In Gods Behaving Badly, by Marie Phillips, the 12 Greek gods are in London. It’s the 21st century. I laughed so much.

In the Goddess Summoning series, by P.C. Cast, we have Demeter and Hecate, Artemis and Apollo, Achilles and the Trojan War.

The Age of Zeus, by James Lovegrove, combines the ancient pantheon Gods with modern-day technology.

Mary Shelley wrote her famous Frankenstein novel in 1816. Its full name was Frankenstein; or, the Modern Prometheus. She wanted her readers to know that the myth of Prometheus was the inspiration for her story. The most popular version of Prometheus’s story, which had a key role in Zeus’s victory over the Titans, is that he was punished by Zeus for stealing the fire from the Olympos and giving it to mankind. He was bound to a rock for all eternity, while an eagle ate his liver every day. The great Hercules released Prometheus from his chains many years later.


Because we are the Wenches, I think you need to hear one more tale connected to the above story.
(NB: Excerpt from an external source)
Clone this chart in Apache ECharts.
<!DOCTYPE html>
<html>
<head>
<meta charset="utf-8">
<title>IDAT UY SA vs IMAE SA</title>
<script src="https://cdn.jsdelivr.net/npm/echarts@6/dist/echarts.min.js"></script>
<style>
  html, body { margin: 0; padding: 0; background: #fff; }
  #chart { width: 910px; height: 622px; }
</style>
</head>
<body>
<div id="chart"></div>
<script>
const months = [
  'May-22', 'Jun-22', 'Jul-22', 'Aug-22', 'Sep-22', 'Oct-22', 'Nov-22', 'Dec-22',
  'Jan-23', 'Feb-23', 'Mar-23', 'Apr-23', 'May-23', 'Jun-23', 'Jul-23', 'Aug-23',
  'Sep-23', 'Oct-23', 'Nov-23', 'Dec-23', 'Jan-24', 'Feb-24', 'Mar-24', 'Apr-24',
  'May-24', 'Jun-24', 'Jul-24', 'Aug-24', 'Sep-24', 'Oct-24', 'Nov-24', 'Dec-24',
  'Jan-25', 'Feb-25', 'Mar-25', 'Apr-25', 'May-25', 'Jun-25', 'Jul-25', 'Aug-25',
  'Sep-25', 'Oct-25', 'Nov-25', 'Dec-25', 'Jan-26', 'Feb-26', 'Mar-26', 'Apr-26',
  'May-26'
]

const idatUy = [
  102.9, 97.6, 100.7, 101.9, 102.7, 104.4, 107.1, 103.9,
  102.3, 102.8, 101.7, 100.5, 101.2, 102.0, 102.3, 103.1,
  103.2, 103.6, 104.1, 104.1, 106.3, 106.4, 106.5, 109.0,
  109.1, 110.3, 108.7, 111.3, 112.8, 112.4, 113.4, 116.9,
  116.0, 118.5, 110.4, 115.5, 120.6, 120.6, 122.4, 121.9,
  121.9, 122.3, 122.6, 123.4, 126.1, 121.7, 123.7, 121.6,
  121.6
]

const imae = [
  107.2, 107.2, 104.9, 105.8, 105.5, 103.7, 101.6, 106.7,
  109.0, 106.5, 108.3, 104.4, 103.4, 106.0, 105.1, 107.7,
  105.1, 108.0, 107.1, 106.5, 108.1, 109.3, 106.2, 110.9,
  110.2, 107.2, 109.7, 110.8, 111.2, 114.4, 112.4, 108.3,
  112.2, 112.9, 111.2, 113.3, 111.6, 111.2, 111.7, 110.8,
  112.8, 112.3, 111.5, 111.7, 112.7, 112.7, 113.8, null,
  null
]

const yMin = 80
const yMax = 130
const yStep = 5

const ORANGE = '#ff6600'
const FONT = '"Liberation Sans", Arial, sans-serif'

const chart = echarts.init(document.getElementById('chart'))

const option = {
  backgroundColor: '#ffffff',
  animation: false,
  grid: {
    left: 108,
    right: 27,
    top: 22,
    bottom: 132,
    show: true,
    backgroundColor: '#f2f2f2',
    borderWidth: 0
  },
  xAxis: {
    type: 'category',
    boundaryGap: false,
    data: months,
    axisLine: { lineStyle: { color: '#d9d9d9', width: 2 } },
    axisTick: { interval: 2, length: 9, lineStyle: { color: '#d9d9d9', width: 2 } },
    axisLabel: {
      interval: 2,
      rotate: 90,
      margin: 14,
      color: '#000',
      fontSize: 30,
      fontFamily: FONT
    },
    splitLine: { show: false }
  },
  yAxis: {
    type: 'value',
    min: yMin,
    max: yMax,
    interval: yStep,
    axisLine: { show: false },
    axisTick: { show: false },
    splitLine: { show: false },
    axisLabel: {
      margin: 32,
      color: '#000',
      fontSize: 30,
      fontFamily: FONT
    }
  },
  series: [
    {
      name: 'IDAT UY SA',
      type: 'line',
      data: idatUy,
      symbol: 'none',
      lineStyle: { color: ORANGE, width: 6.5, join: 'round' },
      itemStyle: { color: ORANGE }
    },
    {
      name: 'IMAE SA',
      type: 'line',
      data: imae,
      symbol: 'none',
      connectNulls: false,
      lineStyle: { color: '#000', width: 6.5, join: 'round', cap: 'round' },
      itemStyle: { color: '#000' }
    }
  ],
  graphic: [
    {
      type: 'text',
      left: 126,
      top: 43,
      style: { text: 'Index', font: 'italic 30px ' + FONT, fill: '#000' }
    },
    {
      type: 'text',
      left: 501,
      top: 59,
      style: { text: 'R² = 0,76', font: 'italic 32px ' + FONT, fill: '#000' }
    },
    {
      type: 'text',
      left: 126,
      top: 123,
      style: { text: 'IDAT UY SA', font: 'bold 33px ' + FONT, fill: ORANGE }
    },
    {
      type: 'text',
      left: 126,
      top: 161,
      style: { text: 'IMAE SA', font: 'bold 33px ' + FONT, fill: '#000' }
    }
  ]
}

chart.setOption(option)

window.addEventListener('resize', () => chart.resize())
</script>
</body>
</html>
Zeus was angered by the act of giving fire to mankind, and as a punishment (ya, he was great at punishment) ordered Hephaestus (the god of fire, metalworking, stonemasonry, and the art of sculpture) to create the first woman, Pandora, from clay. And ever since Pandora opened that forbidden box she’s so famous for, women were blamed for the negative aspects of life, all that plagues the human race – evil, illness, war, and death... you name it.


There are so many more Greek Myths and so many other modern-day stories that were shaped by that mythology. My post is not even the tip of the iceberg. I have mentioned only a few of the Olympic Gods. There are also a lot of similarities between the heroes of Greek Mythology and the superheroes of comic books and graphic novels. And innumerable movies and TV series based on these myths.

It is very interesting, to me at least, to see how the modern writers interpret the classical text of Greek Mythology and translate it into modern tales of fantasy and science fiction.


So, Saucy Wenches, do you like the stories of Greek Mythology? Maybe you know other books based on these stories? Come and share your knowledge with me!